The lines from the beginning of the records below through the one holding "FS_PX = 19.5" are to be copied exactly; leave the pictures out.

--- START OF Data section ---

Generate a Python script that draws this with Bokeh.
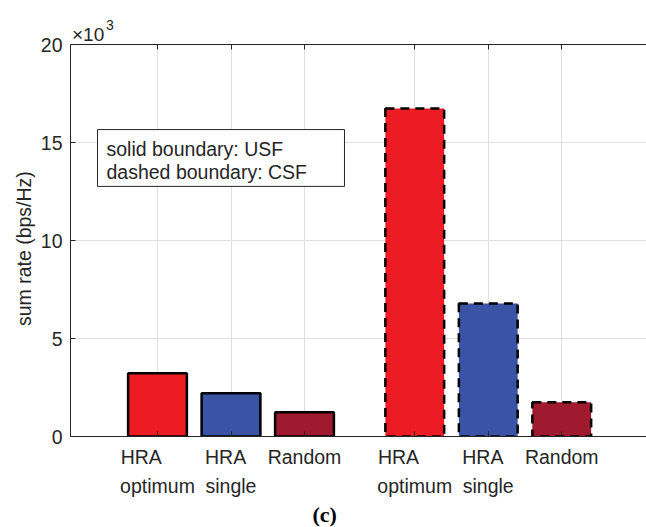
from bokeh.plotting import figure
from bokeh.models import (ColumnDataSource, FixedTicker, LinearAxis, Label,
                          BoxAnnotation, Range1d, Title)
from bokeh.embed import file_html
from bokeh.resources import INLINE

# ---------------- data (sum rate in units of 10^3 bps/Hz) ----------------
categories = ["HRA\noptimum", "HRA\nsingle", "Random"]
usf_positions = [1, 2, 3]
csf_positions = [4.5, 5.5, 6.5]
usf_values = [3.23, 2.21, 1.24]
csf_values = [16.73, 6.79, 1.75]
bar_colors = ["#ED1C24", "#3A53A4", "#A01A2F"]
y_ticks = [0, 5, 10, 15, 20]

TXT = "#262626"
FONT = "Liberation Sans"
FS = "19.5px"
FS_PX = 19.5

p = figure(width=646, height=527, output_backend="svg", toolbar_location=None,
           x_range=Range1d(-0.1837, 7.653), y_range=Range1d(0, 20),
           min_border_left=70, min_border_right=0, min_border_top=44,
           min_border_bottom=91)
p.outline_line_color = None
p.background_fill_color = "white"
p.border_fill_color = "white"

# grid
all_pos = usf_positions + csf_positions
p.xgrid.ticker = FixedTicker(ticks=all_pos)
p.ygrid.ticker = FixedTicker(ticks=y_ticks)
for g in (p.xgrid, p.ygrid):
    g.grid_line_color = "#dfdfdf"
    g.grid_line_width = 1

# bars
usf_src = ColumnDataSource(dict(x=usf_positions, top=usf_values, color=bar_colors))
csf_src = ColumnDataSource(dict(x=csf_positions, top=csf_values, color=bar_colors))
p.vbar(x="x", top="top", width=0.8, source=usf_src, fill_color="color",
       line_color="black", line_width=2.5)
p.vbar(x="x", top="top", width=0.8, source=csf_src, fill_color="color",
       line_color="black", line_width=2.5, line_dash="9 6")

# multi-line category labels: lines left-aligned inside a centred block
cw = {"H": .722, "R": .722, "A": .667, "o": .556, "p": .556, "t": .278, "i": .222,
      "m": .833, "u": .556, "s": .5, "n": .556, "g": .556, "l": .222, "e": .556,
      "a": .556, "d": .556}
def lw(s):
    return sum(cw.get(c, .556) for c in s) * FS_PX
def left_block(label):
    lines = label.split("\n")
    w = max(lw(l) for l in lines)
    out = []
    for l in lines:
        n = int(round((w - lw(l)) / (0.278 * FS_PX)))
        out.append(l + "\u00a0" * n)
    return "\n".join(out)

overrides = {}
for pos, lab in zip(usf_positions + csf_positions, categories + categories):
    overrides[pos] = left_block(lab)

# axes
p.xaxis.ticker = FixedTicker(ticks=all_pos)
p.xaxis.major_label_overrides = overrides
p.xaxis.major_label_text_font_size = FS
p.xaxis.major_label_standoff = 9
p.xaxis.major_label_text_line_height = 1.33
p.yaxis.ticker = FixedTicker(ticks=y_ticks)
for ax in (p.xaxis[0], p.yaxis[0]):
    ax.axis_line_color = TXT
    ax.major_tick_line_color = TXT
    ax.major_tick_in = 5
    ax.major_tick_out = 0
    ax.minor_tick_line_color = None
    ax.major_label_text_color = TXT
    ax.major_label_text_font = FONT
p.yaxis.major_label_text_font_size = FS
p.yaxis.major_label_standoff = 8
p.yaxis.axis_label = "sum rate (bps/Hz)" + "\u00a0" * 3
p.yaxis.axis_label_text_font = FONT
p.yaxis.axis_label_text_font_size = FS
p.yaxis.axis_label_text_font_style = "normal"
p.yaxis.axis_label_text_color = TXT
p.yaxis.axis_label_standoff = 3

top_axis = LinearAxis(ticker=FixedTicker(ticks=all_pos),
                      major_label_overrides={t: "" for t in all_pos},
                      major_tick_in=5, major_tick_out=0, major_label_standoff=0,
                      minor_tick_line_color=None,
                      axis_line_color=TXT, major_tick_line_color=TXT)
p.add_layout(top_axis, "above")

# exponent marker above the y axis (placed in the top panel so it is not clipped)
p.add_layout(Label(x=-0.163, y=20.505, text="\u00d710", text_font=FONT,
                   text_font_size="19px", text_color=TXT,
                   text_baseline="alphabetic"), "above")
p.add_layout(Label(x=0.299, y=21.015, text="3", text_font=FONT,
                   text_font_size="14px", text_color=TXT,
                   text_baseline="alphabetic"), "above")

# annotation box
p.add_layout(BoxAnnotation(left=0.184, right=3.544, bottom=12.76, top=15.66,
                           fill_color="white", fill_alpha=1.0,
                           line_color=TXT, line_width=1, line_alpha=1.0))
p.add_layout(Label(x=0.306, y=14.69, text="solid boundary: USF", text_font=FONT,
                   text_font_size=FS, text_color=TXT, text_baseline="alphabetic"))
p.add_layout(Label(x=0.306, y=13.51, text="dashed boundary: CSF", text_font=FONT,
                   text_font_size=FS, text_color=TXT, text_baseline="alphabetic"))

# caption below the chart
cap = Title(text="(c)", align="left", offset=242, standoff=0,
            text_font="Liberation Serif", text_font_style="bold",
            text_font_size="22px", text_color="black")
p.add_layout(cap, "below")

open("out.html", "w").write(file_html(p, INLINE))
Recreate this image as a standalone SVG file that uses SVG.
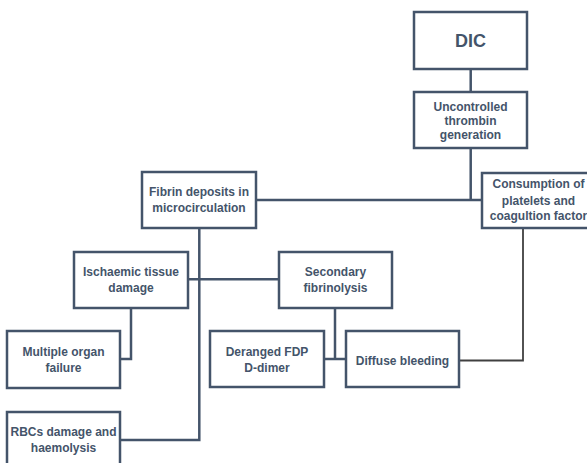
<svg xmlns="http://www.w3.org/2000/svg" width="587" height="463" viewBox="0 0 587 463">
<style>
.box{fill:#fff;stroke:#44546A;stroke-width:2.5}
.t{font-family:"Liberation Sans",Arial,sans-serif;font-weight:bold;font-size:12px;fill:#44546A;text-anchor:middle}
.big{font-size:18px}
.c{fill:none;stroke:#44546A;stroke-width:2.5}
.c2{fill:none;stroke:#404040;stroke-width:1.8}
</style>
<rect width="587" height="463" fill="#fff"/>
<g id="connectors">
<line class="c" x1="470.7" y1="69" x2="470.7" y2="92"/>
<line class="c" x1="470.7" y1="148" x2="470.7" y2="200"/>
<line class="c" x1="256" y1="200" x2="482" y2="200"/>
<polyline class="c" points="199.3,228 199.3,440 120,440"/>
<line class="c" x1="188" y1="279.3" x2="279" y2="279.3"/>
<polyline class="c" points="131,308 131,359 120,359"/>
<line class="c" x1="335" y1="308" x2="335" y2="359"/>
<line class="c" x1="324" y1="359" x2="346" y2="359"/>
<polyline class="c2" points="523,229 523,360.5 459,360.5"/>
</g>
<g id="dic"><rect class="box" x="414" y="12" width="113" height="57"/><text class="t big" x="470.5" y="46.5">DIC</text></g>
<g id="thrombin"><rect class="box" x="414" y="92" width="113" height="56"/><text class="t" x="470.5" y="110.5">Uncontrolled</text><text class="t" x="470.5" y="124.5">thrombin</text><text class="t" x="470.5" y="139">generation</text></g>
<g id="fibrin"><rect class="box" x="142" y="172" width="114" height="56"/><text class="t" x="199" y="196">Fibrin deposits in</text><text class="t" x="199" y="211.5">microcirculation</text></g>
<g id="consumption"><rect class="box" x="482" y="173" width="113" height="55"/><text class="t" x="538.5" y="188">Consumption of</text><text class="t" x="538.5" y="205">platelets and</text><text class="t" x="538.5" y="220">coagultion factor</text></g>
<g id="ischaemic"><rect class="box" x="74" y="252" width="114" height="56"/><text class="t" x="131" y="276">Ischaemic tissue</text><text class="t" x="131" y="291.5">damage</text></g>
<g id="secondary"><rect class="box" x="279" y="252" width="113" height="56"/><text class="t" x="335.5" y="276">Secondary</text><text class="t" x="335.5" y="291.5">fibrinolysis</text></g>
<g id="multiple"><rect class="box" x="7" y="331" width="113" height="57"/><text class="t" x="63.5" y="356">Multiple organ</text><text class="t" x="63.5" y="371.5">failure</text></g>
<g id="deranged"><rect class="box" x="210" y="331" width="114" height="56"/><text class="t" x="267" y="356">Deranged FDP</text><text class="t" x="267" y="371.5">D-dimer</text></g>
<g id="diffuse"><rect class="box" x="346" y="331" width="113" height="56"/><text class="t" x="402.5" y="364.5">Diffuse bleeding</text></g>
<g id="rbcs"><rect class="box" x="7" y="412" width="113" height="60"/><text class="t" x="63.5" y="436">RBCs damage and</text><text class="t" x="63.5" y="452">haemolysis</text></g>
</svg>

--- END OF Data section ---

◆ Written response:
Generate a Python script that draws this with Bokeh.
from bokeh.plotting import figure
from bokeh.models import (ColumnDataSource, FixedTicker, LinearAxis, Label,
                          BoxAnnotation, Range1d, Title)
from bokeh.embed import file_html
from bokeh.resources import INLINE

# ---------------- data (sum rate in units of 10^3 bps/Hz) ----------------
categories = ["HRA\noptimum", "HRA\nsingle", "Random"]
usf_positions = [1, 2, 3]
csf_positions = [4.5, 5.5, 6.5]
usf_values = [3.23, 2.21, 1.24]
csf_values = [16.73, 6.79, 1.75]
bar_colors = ["#ED1C24", "#3A53A4", "#A01A2F"]
y_ticks = [0, 5, 10, 15, 20]

TXT = "#262626"
FONT = "Liberation Sans"
FS = "19.5px"
FS_PX = 19.5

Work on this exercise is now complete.